I'm a bit phased by the last two lines of this poem though. You speak of rooftops, black rose scents, secret ferns, and a pair of boxwood shrubs as well as the constellation, so I'm wondering if "things" wouldn't have been better in the penultimate line and "them" in the last. The last line is very open, as the reader is left wondering why you see them no more. There are many layers of meaning and possibility here, which is in keeping with your use of ellipsis.
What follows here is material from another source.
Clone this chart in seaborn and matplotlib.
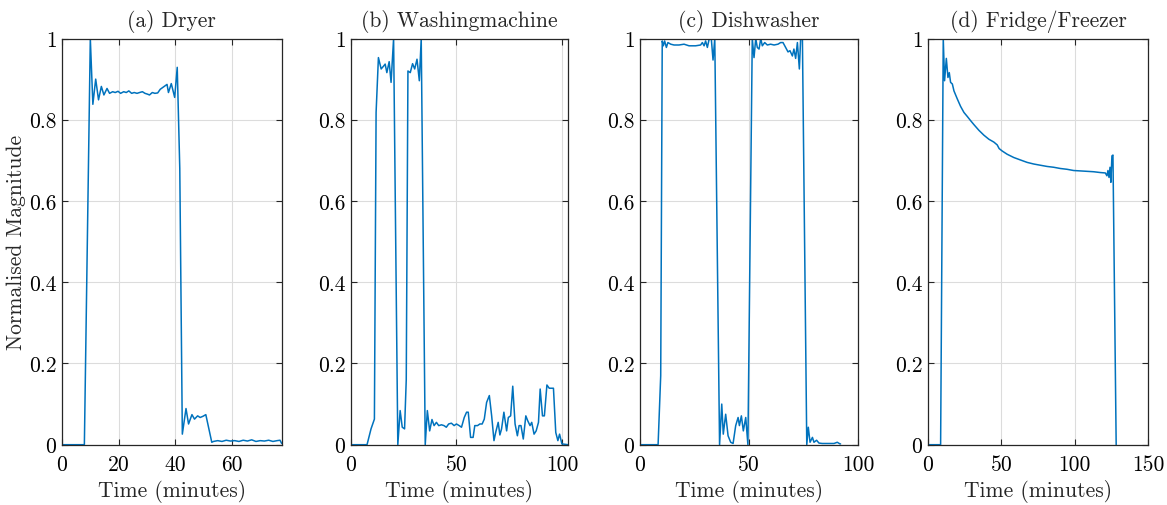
import matplotlib
matplotlib.use("Agg")
import matplotlib.pyplot as plt
import seaborn as sns
import pandas as pd
from matplotlib.ticker import FuncFormatter

# ---------------- data ----------------
titles = ["(a) Dryer", "(b) Washingmachine", "(c) Dishwasher", "(d) Fridge/Freezer"]
x_limits = [77.6, 102.9, 100, 150]
x_ticks = [[0, 20, 40, 60], [0, 50, 100], [0, 50, 100], [0, 50, 100, 150]]
y_ticks = [0, 0.2, 0.4, 0.6, 0.8, 1.0]

dryer_t = [0, 7.9, 10.0, 10.9, 11.9, 12.9, 13.9, 14.8, 15.9, 16.8, 17.9, 18.8, 19.8, 20.7,
           21.8, 22.7, 23.6, 24.6, 25.5, 26.5, 27.4, 28.4, 29.3, 30.2, 30.9, 31.9, 32.8,
           33.8, 34.7, 37.1, 37.6, 38.6, 39.8, 40.7, 41.6, 42.5, 43.8, 44.7, 45.9, 46.8,
           47.9, 48.8, 49.8, 50.8, 52.9, 53.5, 55.0, 56.5, 58.0, 59.5, 61.0, 62.5, 64.0,
           65.5, 67.0, 68.5, 70.0, 71.5, 73.0, 74.5, 76.0, 77.0, 77.6]
dryer_v = [0, 0, 1.0, 0.838, 0.90, 0.849, 0.882, 0.861, 0.877, 0.865, 0.869, 0.867, 0.870,
           0.865, 0.869, 0.867, 0.871, 0.865, 0.867, 0.865, 0.867, 0.869, 0.865, 0.863,
           0.861, 0.867, 0.865, 0.866, 0.875, 0.887, 0.867, 0.889, 0.855, 0.929, 0.68,
           0.026, 0.089, 0.051, 0.074, 0.063, 0.071, 0.067, 0.070, 0.074, 0.006, 0.008,
           0.010, 0.008, 0.011, 0.009, 0.010, 0.008, 0.011, 0.009, 0.012, 0.008, 0.010,
           0.009, 0.011, 0.008, 0.010, 0.011, 0.003]

washer_t = [0, 7.6, 9.5, 11.1, 11.9, 13.0, 14.3, 15.6, 16.2, 17.0, 18.1, 19.0, 20.2, 22.2,
            23.3, 24.3, 25.4, 26.2, 27.0, 28.1, 29.2, 30.2, 31.3, 32.4, 33.3, 35.2, 36.2,
            37.3, 38.4, 39.4, 40.5, 41.6, 42.9, 44.1, 45.2, 46.3, 47.6, 48.9, 50.0, 51.3,
            52.4, 53.7, 54.8, 55.6, 56.7, 57.9, 58.7, 60.0, 61.1, 62.2, 63.2, 64.3, 65.6,
            66.7, 67.8, 68.6, 69.8, 70.6, 71.4, 72.5, 73.8, 74.6, 75.7, 76.7, 77.8, 78.9,
            79.7, 80.6, 81.7, 82.9, 83.8, 84.9, 85.7, 86.8, 87.8, 88.9, 89.7, 90.8, 91.7,
            92.9, 94.0, 94.9, 96.0, 97.1, 98.1, 98.9, 100.0, 102.9]
washer_v = [0, 0, 0.039, 0.063, 0.818, 0.953, 0.925, 0.933, 0.937, 0.916, 0.943, 0.892,
            1.0, 0, 0.084, 0.043, 0.039, 0.16, 0.92, 0.916, 0.938, 0.925, 0.949, 0.896,
            1.0, 0, 0.084, 0.034, 0.062, 0.047, 0.055, 0.047, 0.049, 0.047, 0.043, 0.051,
            0.053, 0.047, 0.051, 0.047, 0.043, 0.067, 0.080, 0.080, 0.018, 0.018, 0.047,
            0.047, 0.051, 0.051, 0.063, 0.104, 0.121, 0.071, 0.010, 0.030, 0.055, 0.024,
            0.039, 0.080, 0.034, 0.067, 0.071, 0.144, 0.051, 0.022, 0.047, 0.047, 0.014,
            0.071, 0.059, 0.047, 0.055, 0.026, 0.034, 0.055, 0.137, 0.071, 0.071, 0.147,
            0.139, 0.139, 0.139, 0.030, 0.010, 0.026, 0.002, 0]

dish_t = [0, 8.3, 9.5, 10.2, 10.7, 11.3, 12.1, 12.8, 14.1, 15.6, 17.9, 20.2, 22.5, 25.5,
          27.8, 28.6, 29.4, 30.1, 30.9, 31.7, 32.7, 33.5, 34.3, 36.5, 37.5, 38.2, 39.3,
          40.4, 41.6, 42.7, 43.9, 45.0, 45.6, 46.5, 47.4, 48.5, 49.5, 51.5, 52.3, 53.1,
          53.8, 54.6, 55.4, 56.1, 57.2, 58.4, 59.9, 61.5, 63.3, 64.5, 65.6, 66.8, 67.9,
          68.8, 69.9, 70.6, 71.4, 72.2, 73.1, 73.7, 74.5, 76.5, 77.2, 78.0, 79.1, 79.8,
          81.0, 82.1, 83.6, 85.9, 89.0, 90.5, 91.7, 92.0]
dish_v = [0, 0, 0.17, 0.994, 0.982, 0.994, 0.978, 0.990, 0.986, 0.984, 0.984, 0.986, 0.982,
          0.982, 0.984, 0.990, 0.982, 0.994, 0.978, 0.998, 1.0, 0.947, 1.0, 0, 0.100,
          0.026, 0.075, 0.022, 0.006, 0.003, 0.047, 0.067, 0.047, 0.071, 0.034, 0.067, 0,
          1.0, 0.953, 1.0, 0.978, 0.974, 1.0, 0.982, 0.990, 0.984, 0.986, 0.984, 0.986,
          0.990, 0.990, 0.978, 0.967, 0.970, 0.957, 0.974, 0.951, 0.990, 0.925, 1.0, 1.0,
          0, 0.043, 0.006, 0.018, 0.006, 0.011, 0.004, 0.003, 0.003, 0.003, 0.006, 0.002,
          0.002]

fridge_t = [0, 8.6, 10.4, 11.3, 12.5, 13.6, 14.5, 15.4, 16.6, 17.7, 20.0, 22.2, 24.5, 26.8,
            29.0, 31.3, 34.7, 38.1, 41.5, 44.9, 47.2, 48.5, 50.6, 54.0, 58.5, 63.0, 67.6,
            72.1, 76.6, 81.2, 85.7, 90.2, 94.8, 99.3, 103.9, 108.4, 112.9, 117.5, 120.9,
            122.0, 122.7, 123.4, 124.1, 124.7, 125.4, 126.1, 128.3]
fridge_v = [0, 0, 1.0, 0.896, 0.951, 0.904, 0.916, 0.892, 0.888, 0.871, 0.851, 0.833,
            0.818, 0.808, 0.798, 0.788, 0.774, 0.762, 0.752, 0.745, 0.738, 0.729, 0.723,
            0.715, 0.707, 0.701, 0.695, 0.691, 0.688, 0.685, 0.683, 0.680, 0.678, 0.675,
            0.674, 0.673, 0.672, 0.670, 0.669, 0.662, 0.675, 0.658, 0.683, 0.646, 0.711,
            0.713, 0]

series = [(dryer_t, dryer_v), (washer_t, washer_v), (dish_t, dish_v), (fridge_t, fridge_v)]

# ---------------- style ----------------
sns.set_theme(style="white")
plt.rcParams["font.family"] = ["cmr10", "DejaVu Serif"]
plt.rcParams["mathtext.fontset"] = "cm"
plt.rcParams["axes.formatter.use_mathtext"] = True
plt.rcParams["axes.unicode_minus"] = False

W, H = 1167, 506
fig = plt.figure(figsize=(W / 100, H / 100), dpi=100)
fig.patch.set_facecolor("white")

lefts = [62, 351, 640, 928]
rights = [281.7, 568, 858, 1148]
top_px, bot_px = 39.5, 445.7

line_color = "#0072BD"
fmt = FuncFormatter(lambda v, p: "%g" % v)
fs = 15.5

for i, (t, v) in enumerate(series):
    ax = fig.add_axes([lefts[i] / W, 1 - bot_px / H, (rights[i] - lefts[i]) / W,
                       (bot_px - top_px) / H])
    df = pd.DataFrame({"t": t, "v": v})
    sns.lineplot(data=df, x="t", y="v", ax=ax, color=line_color, linewidth=1.1,
                 estimator=None, sort=False)
    ax.set_xlim(0, x_limits[i])
    ax.set_ylim(0, 1)
    ax.set_xticks(x_ticks[i])
    ax.set_yticks(y_ticks)
    ax.xaxis.set_major_formatter(fmt)
    ax.yaxis.set_major_formatter(fmt)
    ax.grid(True, color="#dcdcdc", linewidth=0.8)
    ax.set_axisbelow(True)
    ax.tick_params(direction="in", length=4, width=0.8, colors="#262626",
                   labelsize=fs, top=True, right=True, bottom=True, left=True,
                   labelcolor="black")
    ax.tick_params(axis="x", pad=7)
    ax.tick_params(axis="y", pad=4)
    for s in ax.spines.values():
        s.set_color("#262626")
        s.set_linewidth(0.9)
        s.set_visible(True)
    ax.set_title(titles[i], fontsize=fs, pad=9)
    ax.set_xlabel("Time (minutes)", fontsize=fs, labelpad=4)
    if i == 0:
        ax.set_ylabel("Normalised Magnitude", fontsize=fs)
        ax.yaxis.set_label_coords(-0.164, 0.5)
    else:
        ax.set_ylabel("")

fig.savefig("out.png", dpi=100, facecolor="white")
The atmosphere comes over in the lines; wistful, a hint of regret and a sense of loss.

an evocative poem.

Live and be well - H

DieterM
08-21-2013, 07:23 AM
Uhm, cacian, as far as I've understood (but correct me if I'm wrong), you're French so telling you that I'm currently on holidays with Frenchies will be enough; I'm certain you know what that means in terms of "apéritifs" et "petits ballons de rouge" again and again ;) I'm half-wasted (but pleasantly so) more often than not. Which explains, without excusing it, that I only counted four instead of the five (of course) stars in Cassiopeia...

And hawk, you're absolutely right, I focused too much on the W, which would have wanted singular, when actually meaning all of it; hence the corrected version with the final plural.

Thanks for commenting *tries not to have a Bourgogne-induced hickup-fit*

Hawkman
08-21-2013, 07:50 AM
Ye Gods, man - The sun's barely over the yardarm :D

Delta40
08-21-2013, 05:12 PM
Perhaps for one moment you were blinded by the Eiffel Tower light?

Haunted
08-22-2013, 11:15 AM
It has such a nice feeling about it D, and to see things like Two boxwood shrubs / Lean shoulder to shoulder, though your eyes and mind. I do wonder why you can't have that in Paris, and that kind of uncertainty and open-endedness can let a great poem down. You'd need to flesh that out a little bit. Doesn't have to be long and involved, maybe something to serve as a punch line. Very enjoyable nevertheless.

blank|verse
08-22-2013, 06:58 PM
This is largely nicely written, Dieter, with a lot of appealing to the senses for the majority of the poem.

I just feel the final two lines are a little too prosaic, both in terms of meaning and rhythm. I understand them to mean that you can't see the stars, like in many modern urban areas, because of light pollution. I just wonder if there's a more poetic way of expressing this.

But I hope you continue to enjoy your holiday. By the sounds of things, I'm sure you will!